■ Set problem ■
In the data below, locate the line containing "What Chart.js code" and the line containing "const seriesNames = ['clear", then retype both and everything between them exactly. Pictures are not part of the copy.

■ Dataset entries ■

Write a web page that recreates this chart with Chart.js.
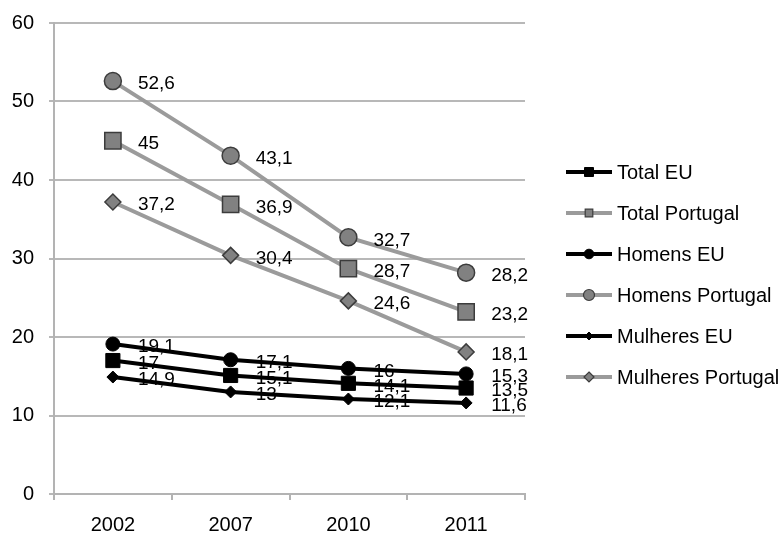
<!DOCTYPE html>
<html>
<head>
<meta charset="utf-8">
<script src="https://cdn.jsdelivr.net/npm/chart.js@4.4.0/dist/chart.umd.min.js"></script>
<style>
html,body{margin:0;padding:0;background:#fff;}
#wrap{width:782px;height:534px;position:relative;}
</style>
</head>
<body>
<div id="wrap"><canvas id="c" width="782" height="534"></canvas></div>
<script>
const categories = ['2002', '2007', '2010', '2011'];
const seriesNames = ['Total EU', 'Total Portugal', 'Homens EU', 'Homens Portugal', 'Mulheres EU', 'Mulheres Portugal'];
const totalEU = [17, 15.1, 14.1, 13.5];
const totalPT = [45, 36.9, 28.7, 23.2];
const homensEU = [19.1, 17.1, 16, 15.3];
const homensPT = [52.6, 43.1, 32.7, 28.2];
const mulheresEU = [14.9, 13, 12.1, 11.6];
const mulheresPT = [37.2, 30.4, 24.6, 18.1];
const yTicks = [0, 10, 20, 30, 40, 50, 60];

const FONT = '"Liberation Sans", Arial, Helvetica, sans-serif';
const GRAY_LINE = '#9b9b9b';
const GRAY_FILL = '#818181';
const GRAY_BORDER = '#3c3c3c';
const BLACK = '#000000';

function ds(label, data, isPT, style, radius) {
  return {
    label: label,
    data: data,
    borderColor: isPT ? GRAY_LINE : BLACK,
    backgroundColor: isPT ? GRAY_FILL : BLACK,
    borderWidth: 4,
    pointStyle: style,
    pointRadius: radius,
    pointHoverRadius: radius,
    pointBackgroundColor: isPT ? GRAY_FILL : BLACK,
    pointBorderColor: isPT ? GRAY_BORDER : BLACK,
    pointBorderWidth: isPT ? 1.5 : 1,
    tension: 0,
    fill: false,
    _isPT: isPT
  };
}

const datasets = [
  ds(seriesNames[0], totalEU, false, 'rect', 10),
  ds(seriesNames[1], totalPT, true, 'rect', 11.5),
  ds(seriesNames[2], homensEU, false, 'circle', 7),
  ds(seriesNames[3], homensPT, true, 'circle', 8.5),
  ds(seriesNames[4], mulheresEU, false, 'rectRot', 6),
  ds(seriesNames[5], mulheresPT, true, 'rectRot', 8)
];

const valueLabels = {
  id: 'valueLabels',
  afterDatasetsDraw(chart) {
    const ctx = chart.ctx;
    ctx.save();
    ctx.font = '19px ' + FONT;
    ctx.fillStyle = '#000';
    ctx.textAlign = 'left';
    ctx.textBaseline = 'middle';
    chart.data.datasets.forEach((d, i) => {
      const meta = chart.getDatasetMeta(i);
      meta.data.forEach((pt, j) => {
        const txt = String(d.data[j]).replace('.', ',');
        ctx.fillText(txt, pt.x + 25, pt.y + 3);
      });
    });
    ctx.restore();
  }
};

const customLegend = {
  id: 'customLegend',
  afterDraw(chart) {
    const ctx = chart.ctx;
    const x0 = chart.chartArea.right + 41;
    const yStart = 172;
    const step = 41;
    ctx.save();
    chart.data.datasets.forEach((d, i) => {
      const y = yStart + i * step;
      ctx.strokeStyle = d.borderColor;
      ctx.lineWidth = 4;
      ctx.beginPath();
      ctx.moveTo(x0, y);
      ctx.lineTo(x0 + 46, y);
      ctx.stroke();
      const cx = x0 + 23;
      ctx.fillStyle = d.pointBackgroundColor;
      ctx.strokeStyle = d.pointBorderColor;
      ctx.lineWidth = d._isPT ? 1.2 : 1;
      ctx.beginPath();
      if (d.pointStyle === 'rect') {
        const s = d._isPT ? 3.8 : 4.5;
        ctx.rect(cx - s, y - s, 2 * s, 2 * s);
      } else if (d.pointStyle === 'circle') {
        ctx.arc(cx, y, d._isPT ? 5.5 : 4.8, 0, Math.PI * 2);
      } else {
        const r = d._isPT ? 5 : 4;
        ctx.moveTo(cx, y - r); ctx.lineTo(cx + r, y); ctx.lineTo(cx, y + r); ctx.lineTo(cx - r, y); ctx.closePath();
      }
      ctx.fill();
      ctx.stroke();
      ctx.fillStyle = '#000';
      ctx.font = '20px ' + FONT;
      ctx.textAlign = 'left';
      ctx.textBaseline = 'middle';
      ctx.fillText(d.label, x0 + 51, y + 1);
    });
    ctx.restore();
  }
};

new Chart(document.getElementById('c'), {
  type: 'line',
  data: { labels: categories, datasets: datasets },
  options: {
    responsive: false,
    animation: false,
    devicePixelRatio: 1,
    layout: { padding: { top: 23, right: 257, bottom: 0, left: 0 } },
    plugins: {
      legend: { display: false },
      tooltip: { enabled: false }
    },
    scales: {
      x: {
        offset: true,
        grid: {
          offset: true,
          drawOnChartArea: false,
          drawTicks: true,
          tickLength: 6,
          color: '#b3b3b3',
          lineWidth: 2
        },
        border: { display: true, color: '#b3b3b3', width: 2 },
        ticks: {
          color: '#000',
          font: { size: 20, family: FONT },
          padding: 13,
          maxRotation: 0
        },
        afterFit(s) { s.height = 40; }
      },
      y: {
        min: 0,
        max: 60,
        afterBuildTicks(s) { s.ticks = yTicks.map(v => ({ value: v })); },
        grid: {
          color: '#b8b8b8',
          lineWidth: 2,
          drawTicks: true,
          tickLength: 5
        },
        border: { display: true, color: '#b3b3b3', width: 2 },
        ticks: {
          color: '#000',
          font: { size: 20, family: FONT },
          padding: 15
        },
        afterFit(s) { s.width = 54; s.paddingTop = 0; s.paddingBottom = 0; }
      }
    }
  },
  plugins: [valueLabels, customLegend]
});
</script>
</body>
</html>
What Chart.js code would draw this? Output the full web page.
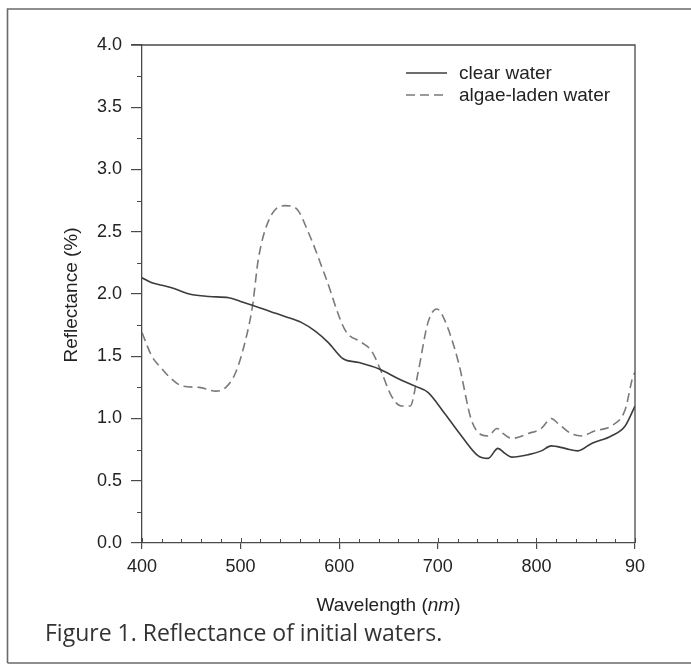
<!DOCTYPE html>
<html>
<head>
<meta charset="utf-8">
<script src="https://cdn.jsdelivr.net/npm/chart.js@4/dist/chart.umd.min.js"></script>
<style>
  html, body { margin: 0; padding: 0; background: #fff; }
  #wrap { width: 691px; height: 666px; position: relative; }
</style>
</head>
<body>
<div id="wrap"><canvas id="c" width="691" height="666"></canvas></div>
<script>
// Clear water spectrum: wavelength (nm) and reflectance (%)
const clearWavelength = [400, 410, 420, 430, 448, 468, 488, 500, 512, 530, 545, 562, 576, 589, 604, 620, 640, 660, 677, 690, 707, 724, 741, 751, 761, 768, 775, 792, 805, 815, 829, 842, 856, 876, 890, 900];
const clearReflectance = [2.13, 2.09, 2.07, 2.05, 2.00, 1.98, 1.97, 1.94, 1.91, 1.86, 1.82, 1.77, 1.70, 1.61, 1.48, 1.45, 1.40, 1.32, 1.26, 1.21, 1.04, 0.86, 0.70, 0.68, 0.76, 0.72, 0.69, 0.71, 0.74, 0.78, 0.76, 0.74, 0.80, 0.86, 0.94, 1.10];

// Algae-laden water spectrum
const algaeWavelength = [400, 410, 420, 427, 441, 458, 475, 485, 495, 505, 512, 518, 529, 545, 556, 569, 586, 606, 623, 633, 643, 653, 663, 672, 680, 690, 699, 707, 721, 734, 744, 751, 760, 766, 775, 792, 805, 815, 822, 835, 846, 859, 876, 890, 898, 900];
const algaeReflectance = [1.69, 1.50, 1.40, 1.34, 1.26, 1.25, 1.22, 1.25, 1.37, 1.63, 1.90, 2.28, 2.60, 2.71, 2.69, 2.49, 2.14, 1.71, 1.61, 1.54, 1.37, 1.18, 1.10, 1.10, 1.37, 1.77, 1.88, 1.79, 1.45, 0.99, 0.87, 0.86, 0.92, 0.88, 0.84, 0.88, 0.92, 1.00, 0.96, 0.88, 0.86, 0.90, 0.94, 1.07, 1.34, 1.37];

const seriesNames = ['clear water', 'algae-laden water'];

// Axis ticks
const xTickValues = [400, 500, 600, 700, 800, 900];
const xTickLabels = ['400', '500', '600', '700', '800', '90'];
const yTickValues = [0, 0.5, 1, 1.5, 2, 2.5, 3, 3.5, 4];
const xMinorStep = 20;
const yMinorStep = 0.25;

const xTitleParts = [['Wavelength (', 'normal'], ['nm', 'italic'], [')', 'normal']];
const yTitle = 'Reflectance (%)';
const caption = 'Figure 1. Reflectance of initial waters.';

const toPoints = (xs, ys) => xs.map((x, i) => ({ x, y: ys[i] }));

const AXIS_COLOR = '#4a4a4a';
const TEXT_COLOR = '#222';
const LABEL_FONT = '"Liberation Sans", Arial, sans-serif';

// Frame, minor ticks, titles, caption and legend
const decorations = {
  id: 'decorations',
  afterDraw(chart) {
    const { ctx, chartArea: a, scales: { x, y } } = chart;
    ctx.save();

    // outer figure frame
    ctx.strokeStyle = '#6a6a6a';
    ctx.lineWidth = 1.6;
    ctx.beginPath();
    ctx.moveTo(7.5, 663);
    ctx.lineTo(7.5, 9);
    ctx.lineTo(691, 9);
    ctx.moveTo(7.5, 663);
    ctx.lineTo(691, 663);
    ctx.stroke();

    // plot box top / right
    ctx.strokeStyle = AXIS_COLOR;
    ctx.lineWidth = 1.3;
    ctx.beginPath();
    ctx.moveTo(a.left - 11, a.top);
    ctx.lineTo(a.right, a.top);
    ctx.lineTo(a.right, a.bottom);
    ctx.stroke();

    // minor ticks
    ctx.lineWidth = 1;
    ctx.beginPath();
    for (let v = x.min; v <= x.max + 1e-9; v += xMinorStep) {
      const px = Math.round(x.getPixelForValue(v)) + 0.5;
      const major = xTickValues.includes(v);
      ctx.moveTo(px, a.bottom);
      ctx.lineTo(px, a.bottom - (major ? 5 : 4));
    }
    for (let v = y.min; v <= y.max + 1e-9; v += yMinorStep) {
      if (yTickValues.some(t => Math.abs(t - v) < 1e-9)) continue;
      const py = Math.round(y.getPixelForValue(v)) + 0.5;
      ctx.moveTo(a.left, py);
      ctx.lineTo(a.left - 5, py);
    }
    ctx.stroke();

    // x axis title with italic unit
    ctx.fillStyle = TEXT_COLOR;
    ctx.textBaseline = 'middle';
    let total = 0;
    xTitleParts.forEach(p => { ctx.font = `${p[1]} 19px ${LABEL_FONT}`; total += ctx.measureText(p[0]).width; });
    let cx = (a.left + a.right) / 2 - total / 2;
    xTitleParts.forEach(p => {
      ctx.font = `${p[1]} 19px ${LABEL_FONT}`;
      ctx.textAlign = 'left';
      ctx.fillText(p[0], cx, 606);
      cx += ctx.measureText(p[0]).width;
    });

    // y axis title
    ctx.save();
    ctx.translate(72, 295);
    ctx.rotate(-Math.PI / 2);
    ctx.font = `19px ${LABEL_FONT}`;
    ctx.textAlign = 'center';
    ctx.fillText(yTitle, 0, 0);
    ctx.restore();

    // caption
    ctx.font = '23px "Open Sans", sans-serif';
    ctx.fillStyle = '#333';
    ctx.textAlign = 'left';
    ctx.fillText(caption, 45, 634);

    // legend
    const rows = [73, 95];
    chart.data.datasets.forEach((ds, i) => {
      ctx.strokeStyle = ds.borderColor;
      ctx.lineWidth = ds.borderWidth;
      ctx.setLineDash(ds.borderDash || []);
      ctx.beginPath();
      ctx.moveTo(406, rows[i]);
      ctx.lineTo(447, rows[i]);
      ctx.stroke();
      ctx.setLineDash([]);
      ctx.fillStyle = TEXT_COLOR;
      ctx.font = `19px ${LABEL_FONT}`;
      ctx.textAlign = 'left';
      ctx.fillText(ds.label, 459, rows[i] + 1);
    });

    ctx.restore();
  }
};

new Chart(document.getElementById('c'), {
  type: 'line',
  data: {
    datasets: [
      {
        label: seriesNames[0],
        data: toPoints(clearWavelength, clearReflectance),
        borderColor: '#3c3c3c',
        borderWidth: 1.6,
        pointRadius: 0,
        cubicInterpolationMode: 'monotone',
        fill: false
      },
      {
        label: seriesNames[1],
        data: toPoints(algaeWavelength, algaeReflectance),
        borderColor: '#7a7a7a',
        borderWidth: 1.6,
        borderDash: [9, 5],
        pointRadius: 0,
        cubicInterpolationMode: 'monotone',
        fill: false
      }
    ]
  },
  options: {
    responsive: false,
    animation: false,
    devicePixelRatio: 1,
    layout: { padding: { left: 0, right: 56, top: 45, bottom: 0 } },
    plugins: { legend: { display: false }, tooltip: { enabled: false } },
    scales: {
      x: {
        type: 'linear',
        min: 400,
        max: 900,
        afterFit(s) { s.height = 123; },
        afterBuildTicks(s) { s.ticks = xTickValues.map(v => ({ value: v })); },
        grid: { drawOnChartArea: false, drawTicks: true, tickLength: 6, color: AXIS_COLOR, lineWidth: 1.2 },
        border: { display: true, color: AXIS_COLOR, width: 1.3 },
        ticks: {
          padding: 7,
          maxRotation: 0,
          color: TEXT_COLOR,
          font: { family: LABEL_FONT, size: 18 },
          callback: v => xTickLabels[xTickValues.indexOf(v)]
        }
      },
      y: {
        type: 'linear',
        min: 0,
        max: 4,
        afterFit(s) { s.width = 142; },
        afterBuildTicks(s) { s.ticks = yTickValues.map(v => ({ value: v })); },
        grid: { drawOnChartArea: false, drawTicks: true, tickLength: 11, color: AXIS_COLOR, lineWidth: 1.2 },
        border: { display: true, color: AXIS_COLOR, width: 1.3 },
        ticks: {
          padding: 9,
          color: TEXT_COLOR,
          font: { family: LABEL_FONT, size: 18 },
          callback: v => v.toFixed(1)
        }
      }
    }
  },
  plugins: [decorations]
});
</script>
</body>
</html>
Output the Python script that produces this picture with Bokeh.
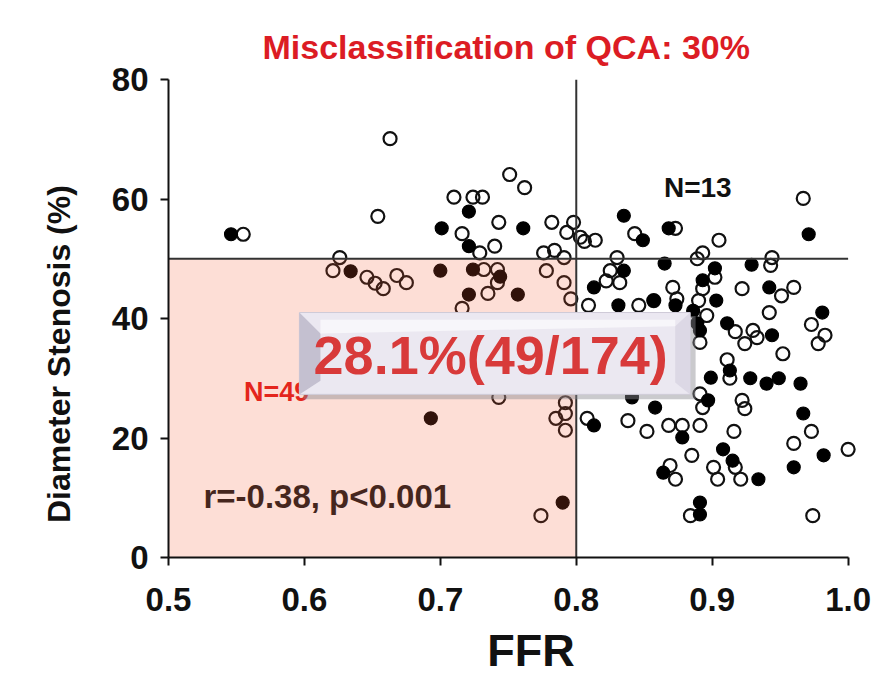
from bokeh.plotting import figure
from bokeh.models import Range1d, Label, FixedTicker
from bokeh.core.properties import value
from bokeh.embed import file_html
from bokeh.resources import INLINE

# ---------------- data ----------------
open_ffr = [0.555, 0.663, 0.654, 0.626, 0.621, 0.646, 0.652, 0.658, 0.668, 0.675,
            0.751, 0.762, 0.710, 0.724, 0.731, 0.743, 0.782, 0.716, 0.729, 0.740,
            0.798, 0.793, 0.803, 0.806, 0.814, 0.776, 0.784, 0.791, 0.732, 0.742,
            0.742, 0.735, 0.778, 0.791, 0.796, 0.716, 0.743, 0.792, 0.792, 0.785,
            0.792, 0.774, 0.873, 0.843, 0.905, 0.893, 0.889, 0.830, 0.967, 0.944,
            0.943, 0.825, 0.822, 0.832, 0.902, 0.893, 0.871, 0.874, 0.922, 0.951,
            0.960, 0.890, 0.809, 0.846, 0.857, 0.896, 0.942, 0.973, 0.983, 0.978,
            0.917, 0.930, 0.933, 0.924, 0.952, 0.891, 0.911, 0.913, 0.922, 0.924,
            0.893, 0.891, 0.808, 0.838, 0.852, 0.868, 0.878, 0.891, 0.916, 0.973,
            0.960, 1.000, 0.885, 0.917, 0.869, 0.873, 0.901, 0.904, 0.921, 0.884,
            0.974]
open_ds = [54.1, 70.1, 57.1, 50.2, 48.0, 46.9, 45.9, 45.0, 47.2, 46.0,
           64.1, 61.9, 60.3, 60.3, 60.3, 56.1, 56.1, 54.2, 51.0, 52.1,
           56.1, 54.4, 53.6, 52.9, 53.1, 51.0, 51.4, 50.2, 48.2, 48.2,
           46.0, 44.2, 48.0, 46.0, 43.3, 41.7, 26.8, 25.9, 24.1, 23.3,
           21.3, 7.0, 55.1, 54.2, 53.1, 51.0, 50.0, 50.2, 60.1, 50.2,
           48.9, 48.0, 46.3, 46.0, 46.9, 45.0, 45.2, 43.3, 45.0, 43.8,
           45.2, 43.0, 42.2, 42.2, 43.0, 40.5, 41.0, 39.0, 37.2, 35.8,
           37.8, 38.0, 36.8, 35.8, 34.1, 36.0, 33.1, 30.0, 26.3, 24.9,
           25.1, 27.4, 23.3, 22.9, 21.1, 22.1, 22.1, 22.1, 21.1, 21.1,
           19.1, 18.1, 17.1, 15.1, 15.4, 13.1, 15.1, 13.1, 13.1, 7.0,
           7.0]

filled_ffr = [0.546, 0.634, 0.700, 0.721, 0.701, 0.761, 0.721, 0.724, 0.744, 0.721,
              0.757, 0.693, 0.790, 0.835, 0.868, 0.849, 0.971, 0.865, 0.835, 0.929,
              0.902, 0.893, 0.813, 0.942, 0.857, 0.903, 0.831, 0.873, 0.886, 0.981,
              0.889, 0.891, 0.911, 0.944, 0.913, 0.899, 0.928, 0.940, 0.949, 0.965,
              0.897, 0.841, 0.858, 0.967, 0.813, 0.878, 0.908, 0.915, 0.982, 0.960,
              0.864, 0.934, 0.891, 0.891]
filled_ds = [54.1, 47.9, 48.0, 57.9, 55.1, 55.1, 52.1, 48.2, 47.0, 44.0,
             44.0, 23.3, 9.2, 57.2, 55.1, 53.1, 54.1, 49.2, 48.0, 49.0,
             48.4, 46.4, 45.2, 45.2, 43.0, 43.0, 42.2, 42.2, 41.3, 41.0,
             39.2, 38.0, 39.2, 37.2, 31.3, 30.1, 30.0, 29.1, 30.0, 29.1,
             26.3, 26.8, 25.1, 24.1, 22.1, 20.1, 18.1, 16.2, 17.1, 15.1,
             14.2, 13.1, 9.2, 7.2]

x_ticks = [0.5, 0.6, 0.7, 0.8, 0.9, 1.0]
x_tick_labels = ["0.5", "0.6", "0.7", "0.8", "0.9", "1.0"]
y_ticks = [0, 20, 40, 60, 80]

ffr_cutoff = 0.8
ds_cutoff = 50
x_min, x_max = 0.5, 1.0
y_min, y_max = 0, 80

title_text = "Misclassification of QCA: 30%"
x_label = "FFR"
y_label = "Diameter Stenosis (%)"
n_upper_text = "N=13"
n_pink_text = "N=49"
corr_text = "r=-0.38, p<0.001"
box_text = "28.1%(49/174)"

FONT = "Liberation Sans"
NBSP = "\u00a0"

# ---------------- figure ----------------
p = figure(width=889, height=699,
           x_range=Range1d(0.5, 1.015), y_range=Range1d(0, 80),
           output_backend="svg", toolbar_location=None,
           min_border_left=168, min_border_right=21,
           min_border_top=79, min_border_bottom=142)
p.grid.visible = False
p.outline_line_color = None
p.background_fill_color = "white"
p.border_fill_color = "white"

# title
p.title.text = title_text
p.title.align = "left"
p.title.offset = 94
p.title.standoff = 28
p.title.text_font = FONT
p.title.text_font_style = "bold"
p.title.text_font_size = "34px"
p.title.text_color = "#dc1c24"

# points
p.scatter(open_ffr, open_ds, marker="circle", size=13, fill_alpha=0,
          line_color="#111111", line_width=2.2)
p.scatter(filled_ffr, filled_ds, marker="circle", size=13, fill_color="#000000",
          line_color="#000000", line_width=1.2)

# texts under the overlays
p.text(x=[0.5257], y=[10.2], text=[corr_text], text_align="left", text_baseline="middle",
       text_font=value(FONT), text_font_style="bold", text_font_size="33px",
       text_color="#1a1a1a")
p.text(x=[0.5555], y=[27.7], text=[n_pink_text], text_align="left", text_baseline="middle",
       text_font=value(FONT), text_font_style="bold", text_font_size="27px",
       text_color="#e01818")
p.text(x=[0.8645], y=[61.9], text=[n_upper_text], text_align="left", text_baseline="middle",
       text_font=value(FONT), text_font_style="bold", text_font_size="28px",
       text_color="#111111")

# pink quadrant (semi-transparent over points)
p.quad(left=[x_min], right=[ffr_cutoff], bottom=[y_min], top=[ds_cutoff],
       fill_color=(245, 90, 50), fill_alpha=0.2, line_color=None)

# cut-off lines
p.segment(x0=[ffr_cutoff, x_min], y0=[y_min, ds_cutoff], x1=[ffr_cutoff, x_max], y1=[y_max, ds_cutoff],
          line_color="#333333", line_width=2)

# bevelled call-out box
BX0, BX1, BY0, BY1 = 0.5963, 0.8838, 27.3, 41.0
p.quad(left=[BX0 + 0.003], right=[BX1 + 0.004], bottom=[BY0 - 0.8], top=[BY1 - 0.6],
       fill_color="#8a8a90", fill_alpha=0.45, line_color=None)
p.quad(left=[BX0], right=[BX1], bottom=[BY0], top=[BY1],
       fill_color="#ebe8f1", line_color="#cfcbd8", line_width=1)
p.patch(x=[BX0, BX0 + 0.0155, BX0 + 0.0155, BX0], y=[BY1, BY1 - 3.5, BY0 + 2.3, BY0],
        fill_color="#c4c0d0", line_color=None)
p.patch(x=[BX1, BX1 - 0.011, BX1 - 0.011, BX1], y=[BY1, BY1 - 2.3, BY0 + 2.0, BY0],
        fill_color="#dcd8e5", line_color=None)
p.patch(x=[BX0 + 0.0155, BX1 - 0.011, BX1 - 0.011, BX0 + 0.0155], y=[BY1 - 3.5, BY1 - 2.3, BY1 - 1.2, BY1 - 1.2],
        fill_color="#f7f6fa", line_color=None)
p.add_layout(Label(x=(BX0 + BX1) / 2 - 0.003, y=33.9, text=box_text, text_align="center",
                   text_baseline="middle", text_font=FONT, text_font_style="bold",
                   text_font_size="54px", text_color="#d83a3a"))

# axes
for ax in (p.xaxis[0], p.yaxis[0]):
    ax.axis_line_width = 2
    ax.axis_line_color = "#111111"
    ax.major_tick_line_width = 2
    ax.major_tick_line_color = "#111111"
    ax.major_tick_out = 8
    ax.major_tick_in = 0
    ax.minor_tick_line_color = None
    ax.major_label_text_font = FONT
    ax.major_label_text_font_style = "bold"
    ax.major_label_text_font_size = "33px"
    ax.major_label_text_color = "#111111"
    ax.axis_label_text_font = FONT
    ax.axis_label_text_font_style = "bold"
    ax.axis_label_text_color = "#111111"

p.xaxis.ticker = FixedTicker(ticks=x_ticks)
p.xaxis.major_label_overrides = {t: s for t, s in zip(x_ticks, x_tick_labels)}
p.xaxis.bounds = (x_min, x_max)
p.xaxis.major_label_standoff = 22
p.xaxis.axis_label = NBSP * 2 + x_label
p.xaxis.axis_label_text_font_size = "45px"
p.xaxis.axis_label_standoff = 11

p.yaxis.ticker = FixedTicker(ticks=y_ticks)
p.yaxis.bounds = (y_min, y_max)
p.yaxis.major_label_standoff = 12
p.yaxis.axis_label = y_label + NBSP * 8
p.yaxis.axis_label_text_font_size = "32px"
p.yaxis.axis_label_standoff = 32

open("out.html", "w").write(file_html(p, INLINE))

■ The result ■
What Chart.js code would draw this? Output the full web page.
<!DOCTYPE html>
<html>
<head>
<meta charset="utf-8">
<script src="https://cdn.jsdelivr.net/npm/chart.js@4/dist/chart.umd.min.js"></script>
<style>
  html, body { margin: 0; padding: 0; background: #fff; }
  #wrap { width: 691px; height: 666px; position: relative; }
</style>
</head>
<body>
<div id="wrap"><canvas id="c" width="691" height="666"></canvas></div>
<script>
// Clear water spectrum: wavelength (nm) and reflectance (%)
const clearWavelength = [400, 410, 420, 430, 448, 468, 488, 500, 512, 530, 545, 562, 576, 589, 604, 620, 640, 660, 677, 690, 707, 724, 741, 751, 761, 768, 775, 792, 805, 815, 829, 842, 856, 876, 890, 900];
const clearReflectance = [2.13, 2.09, 2.07, 2.05, 2.00, 1.98, 1.97, 1.94, 1.91, 1.86, 1.82, 1.77, 1.70, 1.61, 1.48, 1.45, 1.40, 1.32, 1.26, 1.21, 1.04, 0.86, 0.70, 0.68, 0.76, 0.72, 0.69, 0.71, 0.74, 0.78, 0.76, 0.74, 0.80, 0.86, 0.94, 1.10];

// Algae-laden water spectrum
const algaeWavelength = [400, 410, 420, 427, 441, 458, 475, 485, 495, 505, 512, 518, 529, 545, 556, 569, 586, 606, 623, 633, 643, 653, 663, 672, 680, 690, 699, 707, 721, 734, 744, 751, 760, 766, 775, 792, 805, 815, 822, 835, 846, 859, 876, 890, 898, 900];
const algaeReflectance = [1.69, 1.50, 1.40, 1.34, 1.26, 1.25, 1.22, 1.25, 1.37, 1.63, 1.90, 2.28, 2.60, 2.71, 2.69, 2.49, 2.14, 1.71, 1.61, 1.54, 1.37, 1.18, 1.10, 1.10, 1.37, 1.77, 1.88, 1.79, 1.45, 0.99, 0.87, 0.86, 0.92, 0.88, 0.84, 0.88, 0.92, 1.00, 0.96, 0.88, 0.86, 0.90, 0.94, 1.07, 1.34, 1.37];

const seriesNames = ['clear water', 'algae-laden water'];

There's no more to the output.